Rudi Dutschke - Shooting and Later Life

Shooting and Later Life

On April 11, 1968, Dutschke was shot in the head by Josef Bachmann in which he survived miraculously. After the attempted assassination, Dutschke and his family went to the United Kingdom in the hope that he could recuperate there. He was accepted at Cambridge University to finish his degree in 1969, but in 1971 the Conservative government under Edward Heath expelled him and his family as an "undesirable alien" who had engaged in "subversive activity", causing a political storm in London. They then moved to Århus, Denmark, after professor Johannes Sløk had offered him a job at the University of Aarhus which made it possible for Dutschke to gain a Danish residence permit.

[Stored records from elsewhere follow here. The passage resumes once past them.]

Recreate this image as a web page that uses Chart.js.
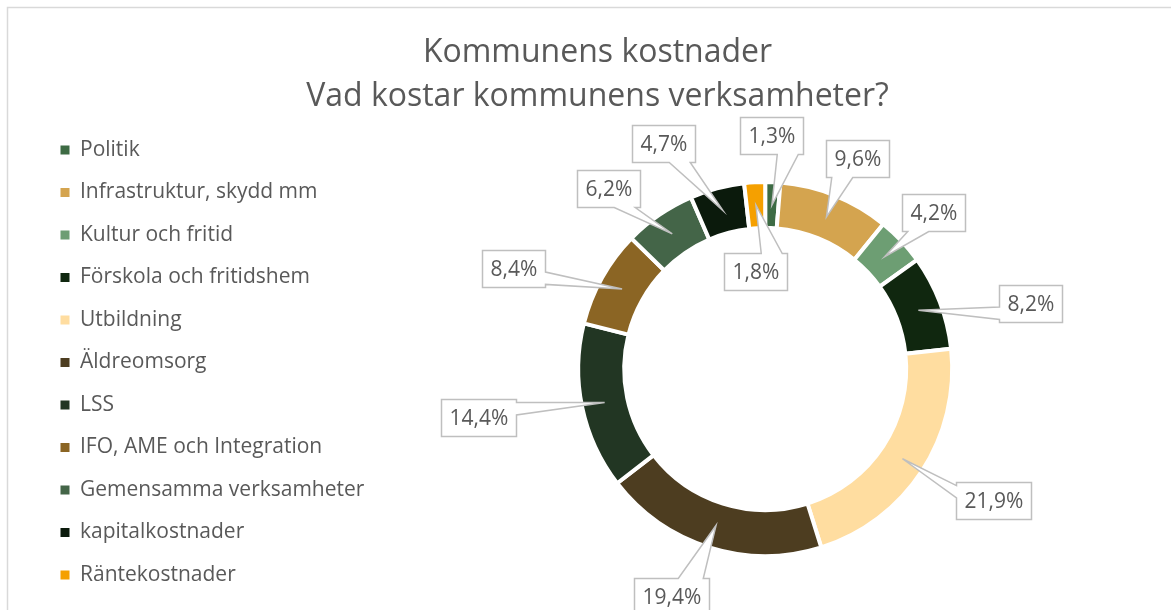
<!DOCTYPE html>
<html>
<head>
<meta charset="utf-8">
<script src="https://cdn.jsdelivr.net/npm/chart.js@4.4.0/dist/chart.umd.min.js"></script>
<style>
  html, body { margin: 0; padding: 0; background: #fff; }
</style>
</head>
<body>
<canvas id="costChart" width="1171" height="610"></canvas>
<script>
const categories = ['Politik', 'Infrastruktur, skydd mm', 'Kultur och fritid', 'Förskola och fritidshem', 'Utbildning',
  'Äldreomsorg', 'LSS', 'IFO, AME och Integration', 'Gemensamma verksamheter', 'kapitalkostnader', 'Räntekostnader'];
const shares = [1.3, 9.6, 4.2, 8.2, 21.9, 19.4, 14.4, 8.4, 6.2, 4.7, 1.8];
const sliceColors = ['#3d6b44', '#d4a44f', '#6d9e73', '#10270f', '#ffdda0', '#4d3d20', '#223623', '#8b6524', '#446548', '#0b1a0c', '#f5a000'];
const titleLines = ['Kommunens kostnader', 'Vad kostar kommunens verksamheter?'];

const FONT = '"Open Sans", "DejaVu Sans", sans-serif';
const GREY = '#595959';

// white page + the thin grey frame of the chart box
const framePlugin = {
    id: 'frame',
    beforeDraw(chart) {
        const ctx = chart.ctx;
        ctx.save();
        ctx.fillStyle = '#fff';
        ctx.fillRect(0, 0, chart.width, chart.height);
        ctx.strokeStyle = '#d9d9d9';
        ctx.lineWidth = 1.5;
        ctx.beginPath();
        ctx.moveTo(7.5, chart.height);
        ctx.lineTo(7.5, 7.5);
        ctx.lineTo(chart.width, 7.5);
        ctx.stroke();
        ctx.restore();
    }
};

// Excel-like data callouts: box with a wedge pointing into the slice
const calloutPlugin = {
    id: 'callouts',
    afterDatasetsDraw(chart, args, opts) {
        const ctx = chart.ctx;
        const meta = chart.getDatasetMeta(0);
        ctx.save();
        ctx.font = opts.font;
        meta.data.forEach((arc, i) => {
            const p = arc.getProps(['x', 'y', 'startAngle', 'endAngle', 'innerRadius', 'outerRadius'], true);
            const mid = (p.startAngle + p.endAngle) / 2;
            const rMid = (p.innerRadius + p.outerRadius) / 2;
            const tipX = p.x + Math.cos(mid) * rMid;
            const tipY = p.y + Math.sin(mid) * rMid;
            const a = mid + opts.turn[i] * Math.PI / 180;
            const cx = p.x + Math.cos(a) * opts.dist[i];
            const cy = p.y + Math.sin(a) * opts.dist[i];

            const text = shares[i].toFixed(1).replace('.', ',') + '%';
            const w = Math.round(ctx.measureText(text).width + opts.padX * 2);
            const h = opts.boxHeight;
            const l = Math.round(cx - w / 2) + 0.5, t = Math.round(cy - h / 2) + 0.5;
            const r = l + w, b = t + h;
            const dx = tipX - cx, dy = tipY - cy;
            const horiz = Math.abs(dx * h) > Math.abs(dy * w);

            ctx.beginPath();
            ctx.moveTo(l, t);
            if (!horiz && dy < 0) {
                const xa = dx > 0 ? l + w * 7 / 12 : l + w / 12;
                const xb = dx > 0 ? l + w * 11 / 12 : l + w * 5 / 12;
                ctx.lineTo(xa, t); ctx.lineTo(tipX, tipY); ctx.lineTo(xb, t);
            }
            ctx.lineTo(r, t);
            if (horiz && dx > 0) {
                const ya = dy > 0 ? t + h * 7 / 12 : t + h / 12;
                const yb = dy > 0 ? t + h * 11 / 12 : t + h * 5 / 12;
                ctx.lineTo(r, ya); ctx.lineTo(tipX, tipY); ctx.lineTo(r, yb);
            }
            ctx.lineTo(r, b);
            if (!horiz && dy >= 0) {
                const xa = dx > 0 ? l + w * 11 / 12 : l + w * 5 / 12;
                const xb = dx > 0 ? l + w * 7 / 12 : l + w / 12;
                ctx.lineTo(xa, b); ctx.lineTo(tipX, tipY); ctx.lineTo(xb, b);
            }
            ctx.lineTo(l, b);
            if (horiz && dx <= 0) {
                const ya = dy > 0 ? t + h * 11 / 12 : t + h * 5 / 12;
                const yb = dy > 0 ? t + h * 7 / 12 : t + h / 12;
                ctx.lineTo(l, ya); ctx.lineTo(tipX, tipY); ctx.lineTo(l, yb);
            }
            ctx.closePath();
            ctx.fillStyle = '#fff';
            ctx.fill();
            ctx.strokeStyle = opts.borderColor;
            ctx.lineWidth = 1.5;
            ctx.stroke();

            ctx.fillStyle = opts.color;
            ctx.textAlign = 'center';
            ctx.textBaseline = 'middle';
            ctx.fillText(text, l + w / 2, t + h / 2 + 1);
        });
        ctx.restore();
    }
};

const ctx = document.getElementById('costChart').getContext('2d');

// layout: top padding only moves the full-height legend down; the title pulls
// itself back up with a negative top padding
new Chart(ctx, {
    type: 'doughnut',
    data: {
        labels: categories,
        datasets: [{
            data: shares,
            backgroundColor: sliceColors,
            borderColor: '#ffffff',
            borderWidth: 4,
            radius: 187,
            cutout: '75.4%'
        }]
    },
    options: {
        responsive: false,
        animation: false,
        layout: { padding: { left: 39, right: 15, top: 115, bottom: 0 } },
        plugins: {
            title: {
                display: true,
                text: titleLines,
                color: GREY,
                font: { family: FONT, size: 32, weight: 'normal', lineHeight: 1.4 },
                padding: { top: -85, bottom: 8.4 }
            },
            legend: {
                position: 'left',
                align: 'center',
                fullSize: true,
                labels: {
                    boxWidth: 9,
                    boxHeight: 9,
                    padding: 21.5,
                    color: GREY,
                    font: { family: FONT, size: 21 },
                    generateLabels(chart) {
                        const items = Chart.overrides.doughnut.plugins.legend.labels.generateLabels(chart);
                        return items.map(it => Object.assign(it, { lineWidth: 0, strokeStyle: it.fillStyle }));
                    }
                }
            },
            tooltip: { enabled: false },
            callouts: {
                font: '21px ' + FONT,
                color: GREY,
                borderColor: '#bfbfbf',
                padX: 8,
                boxHeight: 37,
                dist: [234, 230, 230, 273, 263, 246, 291, 271, 239, 247, 98],
                turn: [-0.7, 1.7, 0.2, 7.1, -3.2, 5, 2.2, -7.5, -6.5, -9.4, -2.5]
            }
        }
    },
    plugins: [framePlugin, calloutPlugin]
});
</script>
</body>
</html>
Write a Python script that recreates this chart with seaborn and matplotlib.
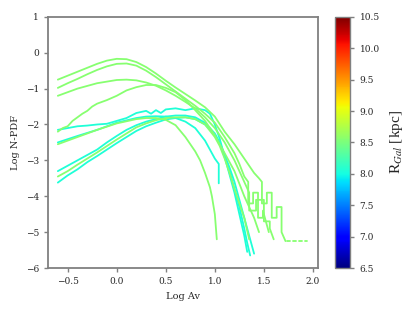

Dutschke reentered the German political scene after protests against the building of nuclear power plants activated a new movement in the mid-1970s. He also began working with dissidents opposing the Communist governments in East Germany, Poland, Yugoslavia, Hungary, and Czechoslovakia, including Robert Havemann, Wolf Biermann, Mihailo Petkovic, Milan Horáček, Adam Michnik, Ota Šik and more.

Because of brain damage sustained in the assassination attempt, Rudi Dutschke continued to suffer health problems. He died on 24 December 1979 in Århus, Denmark. He had an epileptic seizure while in the bathtub and drowned.